Adrian Peterson talks life changes

MANKATO, Minn. -- Ten months after the death of his young son in Sioux Falls, South Dakota, Minnesota Vikings running back Adrian Peterson says he has made some major changes in his life.

One of the game's top players -- rushing for more than 1,000 yards in six of his seven seasons and topping 2,000 yards in his 2012 league MVP season -- Peterson called the death of his 2-year-old son in October a reality check for him.

He learned only two months earlier that he was the boy's father and had been planning to meet him before the boy died Oct. 11. Joseph Robert Patterson, who was dating the boy's mother at the time, was charged with murder and manslaughter after he allegedly assaulted the child.

"It's just made me stop taking things for granted," Peterson said in a recent one-on-one interview with ESPN.com. "Life is short. You never know. You just want to take advantage of the time you do have."

Peterson proposed to his longtime girlfriend, Ashley Brown, on July 4, and the two were married July 19. The couple has one child together -- 3-year-old Adrian Jr. -- and Peterson said he is more careful to cherish his time with the four children who don't live with him.

Before his son's death, Peterson had already begun meeting with a pastor, Calvin Simmons, who ministers to athletes through an organization called National Athletic Pastoral Care, for weekly Bible study that eventually led to premarital counseling as Peterson prepared to propose to Brown. He said he realized during that process that he needed to commit to one woman and live in accordance with his Christian beliefs.

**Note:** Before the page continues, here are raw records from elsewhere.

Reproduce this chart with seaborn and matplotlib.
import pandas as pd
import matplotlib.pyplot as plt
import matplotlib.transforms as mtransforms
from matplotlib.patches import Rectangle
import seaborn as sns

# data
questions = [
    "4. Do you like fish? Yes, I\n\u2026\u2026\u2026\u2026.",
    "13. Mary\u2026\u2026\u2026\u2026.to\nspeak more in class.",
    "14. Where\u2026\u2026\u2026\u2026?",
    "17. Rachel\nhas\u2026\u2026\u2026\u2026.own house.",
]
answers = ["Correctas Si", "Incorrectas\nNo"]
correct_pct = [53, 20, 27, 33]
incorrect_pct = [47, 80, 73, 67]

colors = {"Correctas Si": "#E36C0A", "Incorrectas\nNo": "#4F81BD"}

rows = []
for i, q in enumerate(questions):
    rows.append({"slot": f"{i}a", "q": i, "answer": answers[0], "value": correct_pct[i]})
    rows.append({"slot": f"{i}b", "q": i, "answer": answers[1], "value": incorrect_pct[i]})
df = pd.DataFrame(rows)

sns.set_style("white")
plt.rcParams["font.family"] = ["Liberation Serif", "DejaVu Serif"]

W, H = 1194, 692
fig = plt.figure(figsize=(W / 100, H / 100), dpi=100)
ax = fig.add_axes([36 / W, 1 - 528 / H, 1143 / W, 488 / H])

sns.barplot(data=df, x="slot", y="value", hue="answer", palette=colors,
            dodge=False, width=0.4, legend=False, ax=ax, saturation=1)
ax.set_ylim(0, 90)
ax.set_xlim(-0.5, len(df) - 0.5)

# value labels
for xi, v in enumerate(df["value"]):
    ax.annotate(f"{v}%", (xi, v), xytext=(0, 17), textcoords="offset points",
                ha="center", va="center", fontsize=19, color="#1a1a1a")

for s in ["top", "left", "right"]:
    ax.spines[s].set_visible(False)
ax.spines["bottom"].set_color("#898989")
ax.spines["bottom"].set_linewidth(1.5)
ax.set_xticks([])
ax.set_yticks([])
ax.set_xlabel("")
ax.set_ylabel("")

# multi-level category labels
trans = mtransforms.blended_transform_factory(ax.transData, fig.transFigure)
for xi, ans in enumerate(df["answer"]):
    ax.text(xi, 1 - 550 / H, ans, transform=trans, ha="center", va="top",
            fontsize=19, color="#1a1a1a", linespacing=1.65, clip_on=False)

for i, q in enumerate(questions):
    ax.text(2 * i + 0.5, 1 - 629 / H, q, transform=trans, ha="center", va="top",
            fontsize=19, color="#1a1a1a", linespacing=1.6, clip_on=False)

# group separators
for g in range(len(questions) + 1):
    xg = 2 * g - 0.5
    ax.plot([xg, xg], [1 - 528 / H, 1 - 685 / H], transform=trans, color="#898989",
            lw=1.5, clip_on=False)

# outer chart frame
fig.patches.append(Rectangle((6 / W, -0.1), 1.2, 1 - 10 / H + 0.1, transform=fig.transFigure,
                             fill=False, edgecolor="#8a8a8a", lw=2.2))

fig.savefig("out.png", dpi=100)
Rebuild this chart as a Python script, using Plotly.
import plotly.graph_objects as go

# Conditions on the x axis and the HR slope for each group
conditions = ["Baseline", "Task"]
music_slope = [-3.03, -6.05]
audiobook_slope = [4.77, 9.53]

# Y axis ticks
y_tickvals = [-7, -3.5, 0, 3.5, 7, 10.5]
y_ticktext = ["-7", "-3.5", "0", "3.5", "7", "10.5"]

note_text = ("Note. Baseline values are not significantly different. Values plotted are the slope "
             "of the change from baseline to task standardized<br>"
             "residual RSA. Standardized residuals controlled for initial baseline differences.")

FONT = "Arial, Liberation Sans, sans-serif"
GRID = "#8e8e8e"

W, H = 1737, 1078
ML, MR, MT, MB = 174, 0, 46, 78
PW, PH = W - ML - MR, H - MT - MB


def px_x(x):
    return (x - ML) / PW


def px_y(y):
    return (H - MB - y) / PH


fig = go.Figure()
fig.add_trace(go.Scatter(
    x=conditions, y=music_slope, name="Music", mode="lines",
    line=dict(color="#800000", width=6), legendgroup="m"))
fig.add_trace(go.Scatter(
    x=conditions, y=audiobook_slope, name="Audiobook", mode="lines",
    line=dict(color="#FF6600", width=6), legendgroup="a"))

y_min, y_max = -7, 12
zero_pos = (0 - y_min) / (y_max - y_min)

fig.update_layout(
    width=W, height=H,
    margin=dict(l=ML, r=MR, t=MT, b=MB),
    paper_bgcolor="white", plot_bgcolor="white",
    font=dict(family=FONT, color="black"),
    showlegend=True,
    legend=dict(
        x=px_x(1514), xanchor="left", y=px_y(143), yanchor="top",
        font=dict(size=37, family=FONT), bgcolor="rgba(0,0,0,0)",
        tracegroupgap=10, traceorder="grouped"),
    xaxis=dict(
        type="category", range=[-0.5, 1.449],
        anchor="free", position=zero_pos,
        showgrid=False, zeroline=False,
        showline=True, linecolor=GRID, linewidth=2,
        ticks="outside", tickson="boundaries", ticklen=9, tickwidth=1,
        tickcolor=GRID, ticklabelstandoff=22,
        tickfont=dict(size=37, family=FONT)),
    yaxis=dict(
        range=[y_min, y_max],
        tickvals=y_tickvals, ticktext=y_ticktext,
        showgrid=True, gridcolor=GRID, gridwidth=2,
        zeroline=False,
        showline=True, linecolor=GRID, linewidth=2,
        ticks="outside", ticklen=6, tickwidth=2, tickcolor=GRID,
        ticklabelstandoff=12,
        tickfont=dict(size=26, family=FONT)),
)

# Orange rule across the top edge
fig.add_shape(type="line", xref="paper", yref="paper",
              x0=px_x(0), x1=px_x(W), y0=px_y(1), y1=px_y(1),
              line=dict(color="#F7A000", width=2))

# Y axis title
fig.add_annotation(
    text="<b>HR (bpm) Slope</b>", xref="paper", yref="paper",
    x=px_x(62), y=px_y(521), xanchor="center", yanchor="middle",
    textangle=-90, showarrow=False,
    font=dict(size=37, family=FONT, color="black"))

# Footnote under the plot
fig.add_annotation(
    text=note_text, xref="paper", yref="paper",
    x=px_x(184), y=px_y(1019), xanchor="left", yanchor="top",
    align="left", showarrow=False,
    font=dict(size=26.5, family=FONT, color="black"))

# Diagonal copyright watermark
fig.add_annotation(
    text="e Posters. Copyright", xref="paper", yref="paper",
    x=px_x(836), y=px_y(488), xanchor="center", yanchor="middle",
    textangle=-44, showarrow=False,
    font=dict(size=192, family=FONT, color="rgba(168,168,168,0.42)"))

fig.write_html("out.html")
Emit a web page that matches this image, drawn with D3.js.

The death of his son, Peterson said, served to reinforce the conclusion he had drawn in his mind about, among other things, stability and commitment.

"It's time for you to really get your life in order," Peterson recalled telling himself. "When all that stuff came down, it's more like, 'Reality check, man.' It's time to start walking the way you know you need to instead of straddling the fence -- knowingly straddling the fence.

"First and foremost, [it was] getting in alignment what God wanted for me in my life and stop [being promiscuous]. I was pretty much doing what I wanted to do, and I could pretty much do that. [It was] just to get in alignment with God, having a wife and really creating that bond and that life. It was more fulfillment knowing the head man is proud and knowing I'm doing it the right way."

Peterson credited former Vikings coach Leslie Frazier with helping him make changes in his life, calling Frazier a "spiritual mentor."

He was perhaps the Vikings' most outspoken player in defense of Frazier, who was fired Dec. 30 after a 5-10-1 season. But since then, Peterson said, he has realized no matter his personal relationship with Frazier, new coach Mike Zimmer is a better fit for the team.

"It was good to have him there, Coach Frazier, but [Zimmer] fits our players better," Peterson said. "That's something I can honestly sit here and say. A lot of guys can't respond to a Coach Dungy, Coach Frazier, guys like that. A lot of guys respond to Coach Zimmer. He's a better fit for the team."

Peterson turned 29 in March, but he believes he is nowhere near the precipice over which many running backs tumble at that age. And away from football, his life has a more focused purpose.

"I just feel like he's grown up," Brown said. "He's just matured into the man he's meant to be. You're very young when you first get in the NFL, and he went through that whole phase, being a young man, being new in this arena. Within the past year or two, he's calmed down so much. He's matured very much. He's just kind of grown into the man of God he should be."